Dynamic Data-Driven Modeling of Pharmaceutical Processes

In many pharmaceutical process operations, first-principle models describing the behavior of the processed powders are difficult to derive or computationally very expensive and thus can be considered as "black-box" processes. Kriging is an efficient data-driven methodology that has been shown previously to predict steady-state operation of black-box processes while providing error estimates for each prediction. In this work, the ability of Kriging to capture the dynamic behavior of processes is evaluated and compared to the performance of dynamic Neural Network (NN) models. Design of Experiment (DoE) concepts are employed to collect the necessary dynamic input-output information that forms the initial rnultivariate database of the model.

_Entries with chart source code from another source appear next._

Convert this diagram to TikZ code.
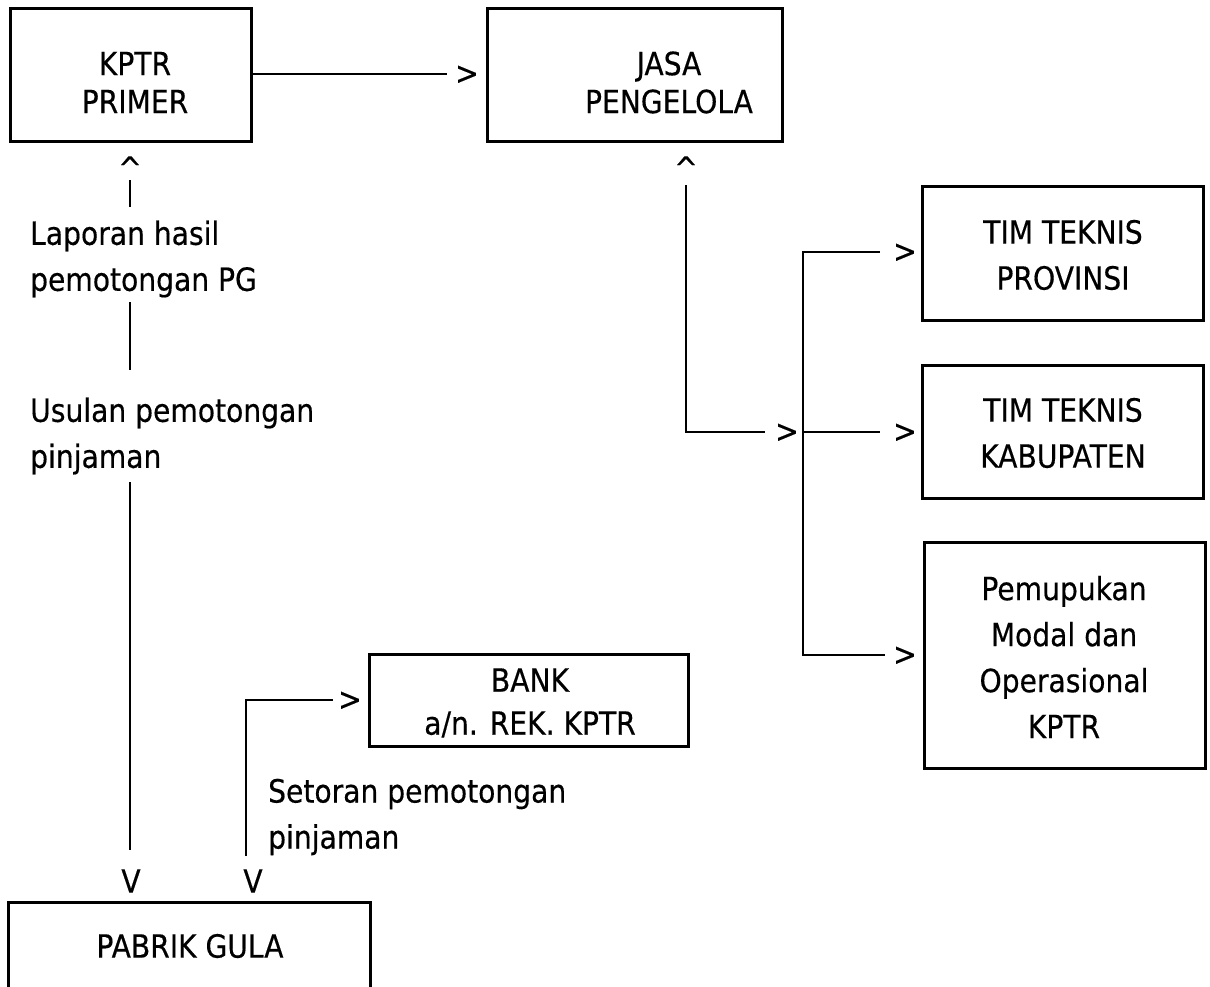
\documentclass[tikz,border=0pt]{standalone}
\usepackage{fontspec}
\setmainfont{DejaVu Sans}[FakeStretch=0.88,FakeBold=0.4]
\begin{document}
\begin{tikzpicture}[x=1pt,y=-1pt,
  box/.style={draw, line width=3pt, inner sep=0pt},
  txt/.style={align=center, font=\fontsize{32}{46}\selectfont, inner sep=0pt},
  lbl/.style={align=left, anchor=west, font=\fontsize{32}{46}\selectfont, inner sep=0pt},
  head/.style={font=\fontsize{32}{46}\selectfont, inner sep=0pt},
  conn/.style={line width=2.6pt}]
\useasboundingbox[fill=white] (0,0) rectangle (1210,986);

% boxes
\node[box, minimum width=241pt, minimum height=133pt] (kptr) at (130.5,74.5) {};
\node[txt] (kptrT) at (135,82.5) {KPTR\\[-8pt]PRIMER};
\node[box, minimum width=295pt, minimum height=133pt] (jasa) at (634.5,74.5) {};
\node[txt] (jasaT) at (669,82.5) {JASA\\[-8pt]PENGELOLA};
\node[box, minimum width=281pt, minimum height=134pt] (prov) at (1062.5,253) {};
\node[txt] (provT) at (1063,255) {TIM TEKNIS\\PROVINSI};
\node[box, minimum width=281pt, minimum height=133pt] (kab) at (1062.5,431.5) {};
\node[txt] (kabT) at (1063,433) {TIM TEKNIS\\KABUPATEN};
\node[box, minimum width=281pt, minimum height=226pt] (pem) at (1064.5,655) {};
\node[txt] (pemT) at (1064,657) {Pemupukan\\Modal dan\\Operasional\\KPTR};
\node[box, minimum width=319pt, minimum height=92pt] (bank) at (528.5,700) {};
\node[txt] (bankT) at (530,703) {BANK\\[-3pt]a/n. REK. KPTR};
\node[txt] (pg) at (190,946) {PABRIK GULA};
\coordinate (pgA) at (8,992);
\coordinate (pgB) at (370,992);
\draw[line width=3pt] (pgA) -- (pgA |- 0,902) -- (pgB |- 0,902) -- (pgB);

% labels
\node[lbl] (lap) at (30,259) {Laporan hasil\\pemotongan PG};
\node[lbl] (usul) at (30,436) {Usulan pemotongan\\pinjaman};
\node[lbl] (set) at (268,817) {Setoran pemotongan\\pinjaman};

% KPTR -> JASA
\coordinate (a1) at (447,74);
\node[head] (h1) at (467,75) {>};
\draw[conn] (kptr.east |- a1) -- (a1);

% PABRIK GULA -> KPTR (with labels) and KPTR -> PABRIK GULA
\node[head] (h2) at (130,168) {\textasciicircum};
\coordinate (k1) at (130,180);
\coordinate (k2) at (130,207);
\coordinate (k3) at (130,302);
\coordinate (k4) at (130,370);
\coordinate (k5) at (130,482);
\coordinate (k6) at (130,850);
\draw[conn] (k1) -- (k2);
\draw[conn] (k3) -- (k4);
\draw[conn] (k5) -- (k6);
\node[head] (h3) at (131,881) {V};

% PABRIK GULA -> BANK
\coordinate (b1) at (246,856);
\coordinate (b2) at (333,700);
\draw[conn] (b1) |- (b2);
\node[head] (h4) at (350,701) {>};
\node[head] (h5) at (253,881) {V};

% JASA branch
\node[head] (h6) at (686,168) {\textasciicircum};
\coordinate (j1) at (686,185);
\coordinate (j2) at (765,432);
\draw[conn] (j1) |- (j2);
\node[head] (h7) at (787,433) {>};

\coordinate (t1) at (880,252);
\coordinate (t2) at (803,252);
\coordinate (t3) at (803,655);
\coordinate (t4) at (885,655);
\coordinate (t5) at (880,432);
\draw[conn] (t1) -- (t2) -- (t3) -- (t4);
\draw[conn] (t2 |- t5) -- (t5);
\node[head] (h8) at (905,253) {>};
\node[head] (h9) at (905,433) {>};
\node[head] (h10) at (905,656) {>};
\end{tikzpicture}
\end{document}
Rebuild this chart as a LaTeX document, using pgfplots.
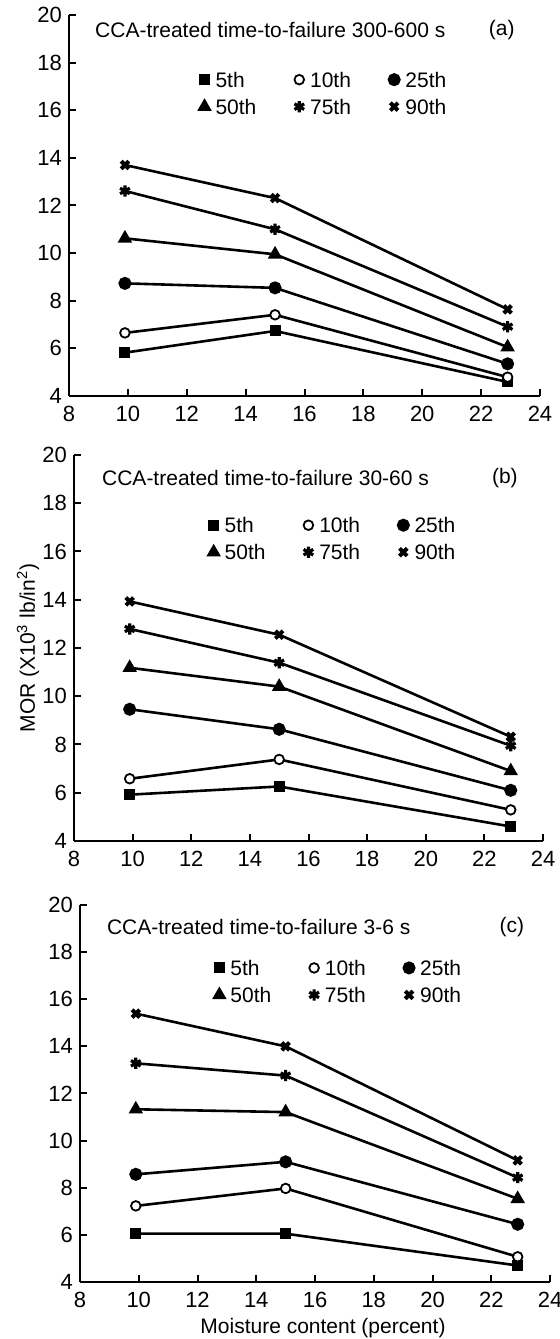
\documentclass[border=0pt]{standalone}
\usepackage{fontspec}
\setmainfont{Liberation Sans}
\usepackage{pgfplots}
\pgfplotsset{compat=1.18}

\newcommand{\txt}{\fontsize{10.5}{12}\selectfont}
\newcommand{\tck}{\fontsize{11}{13}\selectfont}

\pgfplotsset{
  panel/.style={
    scale only axis, anchor=south west, clip=false,
    xmin=8, xmax=24, ymin=4, ymax=20,
    xtick={8,10,...,24}, ytick={4,6,...,20},
    axis x line*=bottom, axis y line*=left,
    axis line style={line width=1.2pt, -},
    tick align=inside, major tick length=3.5pt,
    every tick/.style={black, line width=1pt},
    /pgf/number format/assume math mode=true,
    tick label style={font=\tck},
    xticklabel style={yshift=-1.5pt},
    legend columns=3, legend cell align=left,
    legend style={draw=none, fill=none, font=\txt, anchor=north west,
      inner sep=0pt, row sep=4pt,
      nodes={inner sep=1pt, text height=7.5pt, text depth=0pt},
      /tikz/every even column/.append style={column sep=18pt},
      /tikz/every odd column/.append style={column sep=2pt}},
    legend image code/.code={\draw[##1] plot[only marks] coordinates {(0pt,0pt)};},
  },
  p5/.style={black, line width=1.3pt, mark=square*, mark size=2.1pt, mark options={solid}},
  p10/.style={black, line width=1.3pt, mark=*, mark size=2.4pt, mark options={solid, fill=white, line width=0.9pt}},
  p25/.style={black, line width=1.3pt, mark=*, mark size=2.6pt, mark options={solid}},
  p50/.style={black, line width=1.3pt, mark=triangle*, mark size=2.9pt, mark options={solid}},
  p75/.style={black, line width=1.3pt, mark=asterisk, mark size=2.8pt, mark options={solid, line width=1.6pt}},
  p90/.style={black, line width=1.3pt, mark=x, mark size=2.7pt, mark options={solid, line width=2pt}},
}

\begin{document}
\begin{tikzpicture}[x=1pt,y=1pt]
\useasboundingbox (0,0) rectangle (280,669.5);

% (a) 300-600 s
\begin{axis}[panel, at={(34.5pt,471.5pt)}, width=235.5pt, height=190.5pt,
    legend style={at={(axis cs:12.42,17.7)}}]
  \addplot[p5]  coordinates {(9.9,5.82) (15,6.73) (22.9,4.59)};
  \addplot[p10] coordinates {(9.9,6.65) (15,7.41) (22.9,4.79)};
  \addplot[p25] coordinates {(9.9,8.73) (15,8.54) (22.9,5.35)};
  \addplot[p50] coordinates {(9.9,10.62) (15,9.95) (22.9,6.05)};
  \addplot[p75] coordinates {(9.9,12.61) (15,11.0) (22.9,6.91)};
  \addplot[p90] coordinates {(9.9,13.70) (15,12.31) (22.9,7.64)};
  \legend{5th,10th,25th,50th,75th,90th}
  \node[anchor=west, font=\txt] at (axis cs:8.65,19.37) {CCA-treated time-to-failure 300-600 s};
  \node[font=\txt] at (axis cs:22.7,19.37) {(a)};
\end{axis}

% (b) 30-60 s
\begin{axis}[panel, at={(37pt,249pt)}, width=234.5pt, height=193pt,
    legend style={at={(axis cs:12.58,17.5)}},
    ylabel={MOR (X10\textsuperscript{3} lb/in\textsuperscript{2})},
    ylabel style={at={(axis description cs:-0.098,0.5)}, anchor=center, font=\txt}]
  \addplot[p5]  coordinates {(9.9,5.92) (15,6.26) (22.9,4.6)};
  \addplot[p10] coordinates {(9.9,6.58) (15,7.38) (22.9,5.29)};
  \addplot[p25] coordinates {(9.9,9.46) (15,8.63) (22.9,6.1)};
  \addplot[p50] coordinates {(9.9,11.18) (15,10.4) (22.9,6.9)};
  \addplot[p75] coordinates {(9.9,12.79) (15,11.39) (22.9,7.95)};
  \addplot[p90] coordinates {(9.9,13.93) (15,12.55) (22.9,8.32)};
  \legend{5th,10th,25th,50th,75th,90th}
  \node[anchor=west, font=\txt] at (axis cs:8.72,19.05) {CCA-treated time-to-failure 30-60 s};
  \node[font=\txt] at (axis cs:22.7,19.05) {(b)};
\end{axis}

% (c) 3-6 s
\begin{axis}[panel, at={(40pt,28.5pt)}, width=235pt, height=188.5pt,
    legend style={at={(axis cs:12.56,17.75)}},
    xlabel={Moisture content (percent)},
    xlabel style={at={(axis description cs:0.517,-0.123)}, anchor=center, font=\txt}]
  \addplot[p5]  coordinates {(9.9,6.05) (15,6.05) (22.9,4.7)};
  \addplot[p10] coordinates {(9.9,7.23) (15,7.97) (22.9,5.07)};
  \addplot[p25] coordinates {(9.9,8.57) (15,9.1) (22.9,6.45)};
  \addplot[p50] coordinates {(9.9,11.33) (15,11.21) (22.9,7.53)};
  \addplot[p75] coordinates {(9.9,13.28) (15,12.76) (22.9,8.43)};
  \addplot[p90] coordinates {(9.9,15.39) (15,14.0) (22.9,9.16)};
  \legend{5th,10th,25th,50th,75th,90th}
  \node[anchor=west, font=\txt] at (axis cs:8.68,19.07) {CCA-treated time-to-failure 3-6 s};
  \node[font=\txt] at (axis cs:22.7,19.07) {(c)};
\end{axis}
\end{tikzpicture}
\end{document}
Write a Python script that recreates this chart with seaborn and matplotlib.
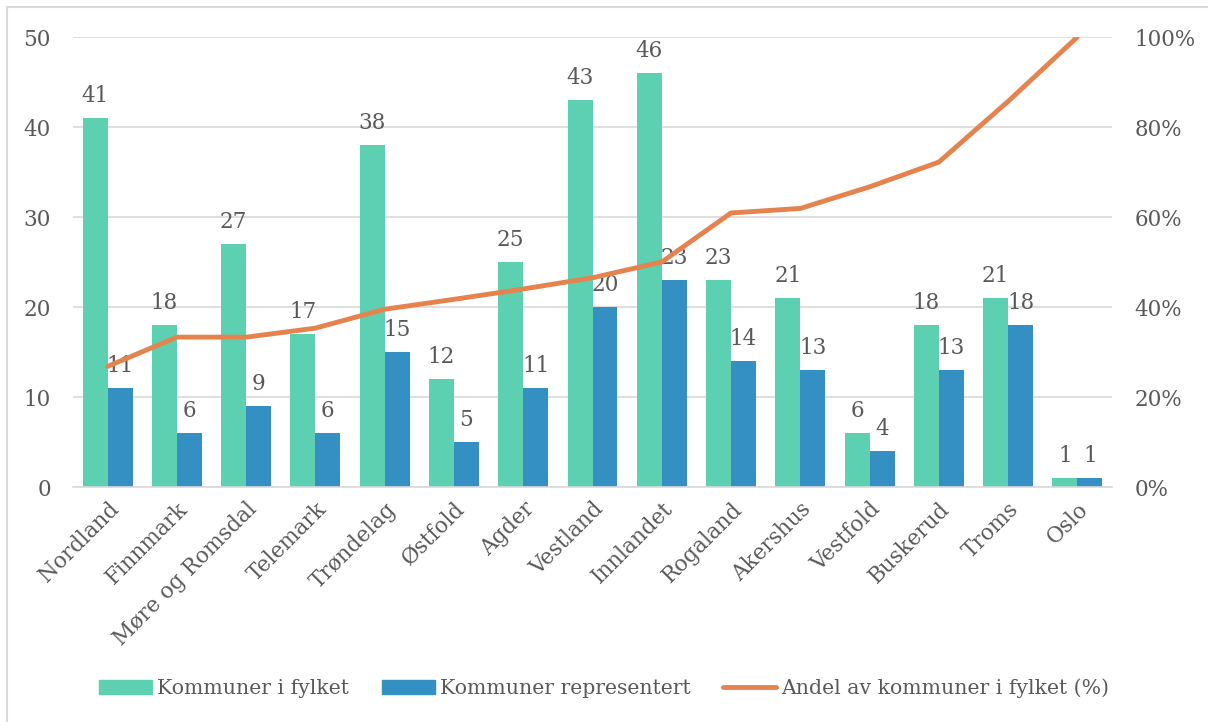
"""
Kommuner per fylke: bars for total / represented, line for share (%).
"""

import pandas as pd
import numpy as np
import matplotlib.pyplot as plt
import seaborn as sns
from matplotlib.patches import Rectangle, Patch
from matplotlib.lines import Line2D
from matplotlib.ticker import FuncFormatter

fylker = ['Nordland', 'Finnmark', 'Møre og Romsdal', 'Telemark', 'Trøndelag',
          'Østfold', 'Agder', 'Vestland', 'Innlandet', 'Rogaland', 'Akershus',
          'Vestfold', 'Buskerud', 'Troms', 'Oslo']
kommuner_i_fylket = [41, 18, 27, 17, 38, 12, 25, 43, 46, 23, 21, 6, 18, 21, 1]
kommuner_representert = [11, 6, 9, 6, 15, 5, 11, 20, 23, 14, 13, 4, 13, 18, 1]
andel_pct = [26.8, 33.3, 33.3, 35.3, 39.5, 41.7, 44.0, 46.5, 50.0, 60.9,
             61.9, 66.7, 72.2, 85.7, 100.0]

series_names = ['Kommuner i fylket', 'Kommuner representert']
line_name = 'Andel av kommuner i fylket (%)'

GREEN = '#5dd0b2'
BLUE = '#348fc2'
ORANGE = '#e5834f'
GRID = '#d9d9d9'
TEXT = '#595959'
FS = 15.5

sns.set_theme(style='white')
plt.rcParams['font.family'] = ['DejaVu Serif']

df = pd.DataFrame({
    'fylke': fylker * 2,
    'serie': [series_names[0]] * len(fylker) + [series_names[1]] * len(fylker),
    'antall': kommuner_i_fylket + kommuner_representert,
})

fig = plt.figure(figsize=(12.08, 7.22), dpi=100)
ax = fig.add_axes([73 / 1208, 1 - 487 / 722, (1112 - 73) / 1208, 450 / 722])

sns.barplot(data=df, x='fylke', y='antall', hue='serie', order=fylker,
            hue_order=series_names, palette=[GREEN, BLUE], width=0.72,
            saturation=1, linewidth=0, ax=ax, legend=False)

for cont in ax.containers:
    ax.bar_label(cont, padding=8, fontsize=FS, color=TEXT)

ax.set_ylim(0, 50)
ax.set_yticks(range(0, 51, 10))
ax.set_xlim(-0.5, len(fylker) - 0.5)
ax.set_xlabel('')
ax.set_ylabel('')
ax.grid(axis='y', color=GRID, linewidth=1.2)
ax.set_axisbelow(True)
for s in ['top', 'right', 'left']:
    ax.spines[s].set_visible(False)
ax.spines['bottom'].set_color(GRID)
ax.spines['bottom'].set_linewidth(1.2)
ax.tick_params(axis='y', length=0, labelsize=FS, labelcolor=TEXT, pad=16)
ax.tick_params(axis='x', length=0, labelsize=FS, labelcolor=TEXT, pad=8)
plt.setp(ax.get_xticklabels(), rotation=45, ha='right', rotation_mode='anchor')

ax2 = ax.twinx()
x = np.arange(len(fylker))
sns.lineplot(x=x, y=andel_pct, ax=ax2, color=ORANGE, linewidth=3.5,
             legend=False, zorder=1)
ax2.set_ylim(0, 100)
ax2.set_yticks(range(0, 101, 20))
ax2.yaxis.set_major_formatter(FuncFormatter(lambda v, _: f'{v:.0f}%'))
ax2.set_xlim(-0.5, len(fylker) - 0.5)
ax2.tick_params(axis='y', length=0, labelsize=FS, labelcolor=TEXT, pad=16)
ax2.set_ylabel('')
for s in ax2.spines.values():
    s.set_visible(False)

handles = [Patch(color=GREEN), Patch(color=BLUE),
           Line2D([0], [0], color=ORANGE, linewidth=3.5)]
fig.legend(handles, series_names + [line_name], loc='center',
           bbox_to_anchor=(0.5, 1 - 688 / 722), ncol=3, frameon=False,
           fontsize=14.7, labelcolor=TEXT, handlelength=2.6, handleheight=0.7,
           handletextpad=0.25, columnspacing=1.6)

fig.patches.append(Rectangle((7 / 1208, -0.01), 1.1, 1 - 7 / 722 + 0.01,
                             transform=fig.transFigure, fill=False,
                             edgecolor=GRID, linewidth=1.5))

fig.savefig('out.png', dpi=100)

The most important feature of the proposed dynamic Kriging methodology is the ability to improve its predictive efficiency as the database is augmented by additional useful information while the process operates. An error tolerance is used in the adaptive procedure, so that only predictions that satisfy a strict accuracy constraint are added to the database. The performance of the proposed method is compared to that of dynamic NN modeling, through their application to a roller compactor process. Results indicate that dynamic Kriging has a better ability to adapt to continuous transitions in the operating conditions, compared to NN modeling. This on-the-fly approach can have significant applications in real-time optimization and control of systems for which a closed-form model is not available.